On Fri, Feb 21, 2014 at 10:25 AM, Peter Sewell
<Peter.Sewell@cl.cam.ac.uk> wrote:
>
> If one thinks this is too fragile, then simply using memory_order_acquire
> and paying the resulting barrier cost (and perhaps hoping that compilers
> will eventually be able to optimise some cases of those barriers to
> hardware-level dependencies) is the obvious alternative.

No, the obvious alternative is to do what we do already, and just do
it by hand. Using acquire is *worse* than what we have now.

Maybe for some other users, the thing falls out differently.

> Many concurrent things will "accidentally" work on x86 - consume is not
> special in that respect.

No. But if you have something that is mis-designed, easy to get wrong,
and untestable, any sane programmer will go "that's bad".

> There are two difficulties with this, if I understand correctly what you're
> proposing.
>
> The first is knowing where to stop.

No.

Read my suggestion. Knowing where to stop is *trivial*.

Either the dependency is immediate and obvious, or you treat it like an acquire.

Seriously.
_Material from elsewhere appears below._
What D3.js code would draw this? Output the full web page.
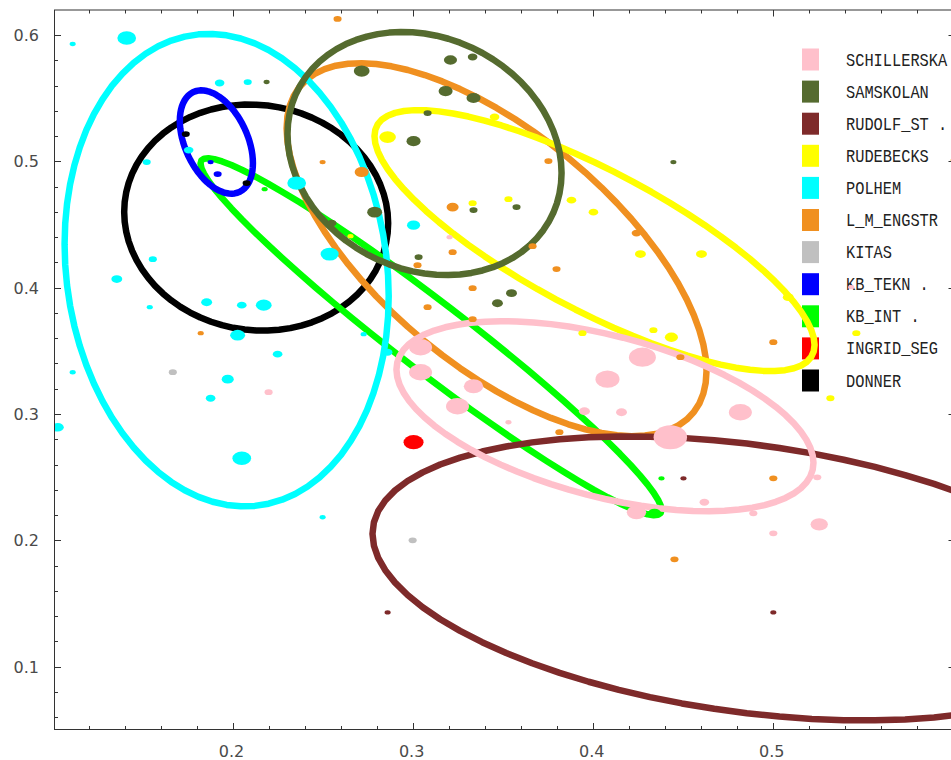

Any compiler that doesn't turn the dependency chain into
SSA or something pretty much equivalent is pretty much a joke. Agreed?
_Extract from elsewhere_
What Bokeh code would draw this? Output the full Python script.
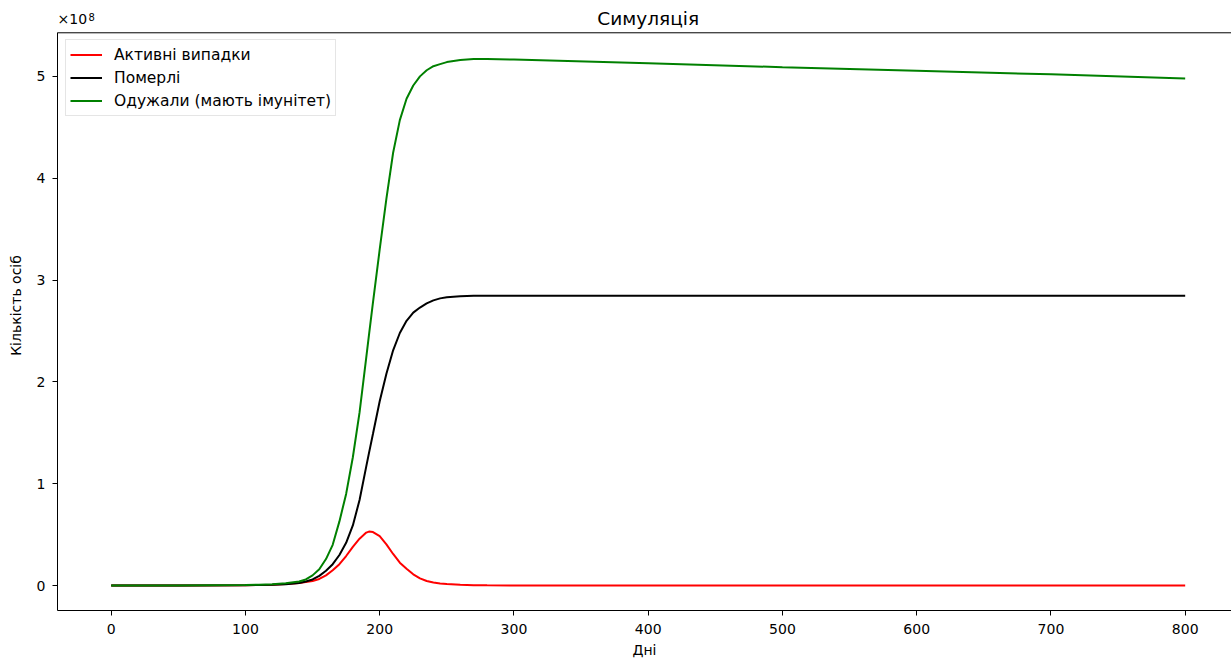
from bokeh.plotting import figure
from bokeh.models import Range1d, LinearAxis, Label, FixedTicker, Legend, LegendItem, Span
from bokeh.embed import file_html
from bokeh.resources import INLINE

# Days of the simulation
days = [0, 50, 100, 110, 120, 130, 140, 145, 150, 155, 160, 165, 170, 175, 180,
        185, 190, 192, 195, 200, 205, 210, 215, 220, 225, 230, 235, 240, 245,
        250, 260, 270, 280, 300, 400, 500, 600, 700, 800]

# Values in units of 1e8 persons
active = [0, 0.001, 0.003, 0.005, 0.008, 0.015, 0.025, 0.034, 0.045, 0.065,
          0.10, 0.15, 0.21, 0.29, 0.38, 0.46, 0.52, 0.53, 0.525, 0.485, 0.405,
          0.31, 0.225, 0.165, 0.11, 0.07, 0.045, 0.03, 0.021, 0.015, 0.007,
          0.004, 0.002, 0.001, 0, 0, 0, 0, 0]
died = [0, 0, 0.003, 0.005, 0.008, 0.013, 0.025, 0.04, 0.06, 0.095,
        0.145, 0.21, 0.30, 0.42, 0.59, 0.84, 1.17, 1.30, 1.49, 1.81,
        2.08, 2.31, 2.48, 2.60, 2.68, 2.73, 2.77, 2.80, 2.82, 2.83,
        2.84, 2.845, 2.845, 2.845, 2.845, 2.845, 2.845, 2.845, 2.845]
recovered = [0, 0, 0.005, 0.008, 0.013, 0.022, 0.04, 0.06, 0.10, 0.16,
             0.26, 0.40, 0.63, 0.90, 1.26, 1.70, 2.24, 2.46, 2.78, 3.30,
             3.80, 4.25, 4.57, 4.78, 4.91, 5.00, 5.06, 5.10, 5.12, 5.14,
             5.16, 5.17, 5.17, 5.165, 5.13, 5.09, 5.055, 5.02, 4.98]

labels = ["Активні випадки", "Померлі", "Одужали (мають імунітет)"]
colors = ["#ff0000", "#000000", "#008000"]
x_ticks = [0, 100, 200, 300, 400, 500, 600, 700, 800]
y_ticks = [0, 1, 2, 3, 4, 5]
title_text = "Симуляція"
scale_base = "×10"
scale_exp = "8"

FONT = "DejaVu Sans"

# axes box (matplotlib-like) limits
X0, X1 = -40, 840
Y0, Y1 = -0.245, 5.428

# the bokeh frame extends up to the top of the window so that the
# title and the offset text (drawn as labels) are not clipped
p = figure(width=1231, height=660, output_backend="svg", toolbar_location=None,
           title=None,
           x_range=Range1d(X0, 834.5), y_range=Range1d(Y0, 5.745),
           min_border_left=57, min_border_right=0, min_border_top=0,
           min_border_bottom=49, x_axis_location=None, y_axis_location=None)
p.background_fill_color = "white"
p.border_fill_color = "white"
p.outline_line_color = None
p.xgrid.visible = False
p.ygrid.visible = False


def style_axis(ax, ticks, label):
    ax.ticker = FixedTicker(ticks=ticks)
    ax.axis_label = label
    ax.axis_label_text_font = FONT
    ax.axis_label_text_font_size = "14px"
    ax.axis_label_text_font_style = "normal"
    ax.axis_label_text_color = "#000000"
    ax.major_label_text_font = FONT
    ax.major_label_text_font_size = "14px"
    ax.major_label_text_color = "#000000"
    ax.major_tick_out = 5
    ax.major_tick_in = 0
    ax.minor_tick_out = 0
    ax.minor_tick_in = 0
    ax.axis_line_color = "#000000"
    ax.major_tick_line_color = "#000000"
    ax.axis_line_width = 1


xa = LinearAxis()
style_axis(xa, x_ticks, "Дні")
xa.major_label_standoff = 8
xa.axis_label_standoff = 5
p.add_layout(xa, "below")

ya = LinearAxis()
style_axis(ya, y_ticks, "Кількість осіб")
ya.bounds = (Y0, Y1)
ya.major_label_standoff = 7
ya.axis_label_standoff = 10
p.add_layout(ya, "left")

# top spine
p.add_layout(Span(location=Y1, dimension="width", line_color="#000000", line_width=1))

renderers = []
for vals, c in zip([active, died, recovered], colors):
    renderers.append(p.line(days, vals, line_color=c, line_width=2))

legend = Legend(items=[LegendItem(label=l, renderers=[r]) for l, r in zip(labels, renderers)],
                location=(8, 494))
legend.label_text_font = FONT
legend.label_text_font_size = "15.5px"
legend.label_text_color = "#000000"
legend.border_line_color = "#cccccc"
legend.border_line_width = 1
legend.background_fill_alpha = 0.9
legend.margin = 0
legend.padding = 4
legend.spacing = 2
legend.glyph_width = 32
legend.glyph_height = 21
legend.label_height = 21
legend.label_standoff = 12
p.add_layout(legend, "center")

title = Label(x=(X0 + X1) / 2, y=5.569, text=title_text, text_font=FONT,
              text_font_size="18.5px", text_color="#000000",
              text_baseline="middle", text_align="center")
p.add_layout(title)

scale1 = Label(x=X0, y=5.48, text=scale_base, text_font=FONT, text_font_size="14px",
               text_color="#000000", text_baseline="bottom", text_align="left")
p.add_layout(scale1)
scale2 = Label(x=X0, y=5.539, x_offset=31, text=scale_exp, text_font=FONT,
               text_font_size="10px", text_color="#000000",
               text_baseline="bottom", text_align="left")
p.add_layout(scale2)

open("out.html", "w").write(file_html(p, INLINE))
So we can pretty much assume that the compiler will have some
intermediate representation as part of optimization that is basically
SSA.

So what you do is,

 - build the SSA by doing all the normal parsing and possible
tree-level optimizations you already do even before getting to the SSA
stage

 - do all the normal optimizations/simplifications/cse/etc that you do
normally on SSA

 - add *one* new rule to your SSA simplification that goes something like this:

   * when you see a load op that is marked with a "consume" barrier,
just follow the usage chain that comes from that.
   * if you hit a normal arithmetic op, just follow the result chain of that
   * if you hit a memory operation address use, stop and say "looks good"
   * it you hit anything else (including a copy/phi/whatever), abort
   * if nothing aborted as part of the walk, you can now just remove
the "consume" barrier.

You can fancy it up and try to follow more cases, but realistically
the only case that really matters is the "consume" being fed directly
into one or more loads, with possibly an offset calculation in
between. There are certainly more cases you could *try* to remove the
barrier, but the thing is, it's never incorrect to not remove it, so
any time you get bored or hit any complication at all, just do the
"abort" part.

I *guarantee* that if you describe this to a compiler writer, he will
tell you that my scheme is about a billion times simpler than the
current standard wording. Especially after you've pointed him to that
gcc bugzilla entry and explained to him about how the current standard
cares about those kinds of made-up syntactic chains that he likely
removed quite early, possibly even as he was generating the semantic
tree.

Try it. I dare you. So if you want to talk about "difficulties", the
current C standard loses.

> The second is the proposal in later mails to use some notion of  "semantic"
> dependency instead of this syntactic one.

Bah.

The C standard does that all over. It's called "as-is". The C standard
talks about how the compiler can do pretty much whatever it likes, as
long as the end result acts the same in the virtual C machine.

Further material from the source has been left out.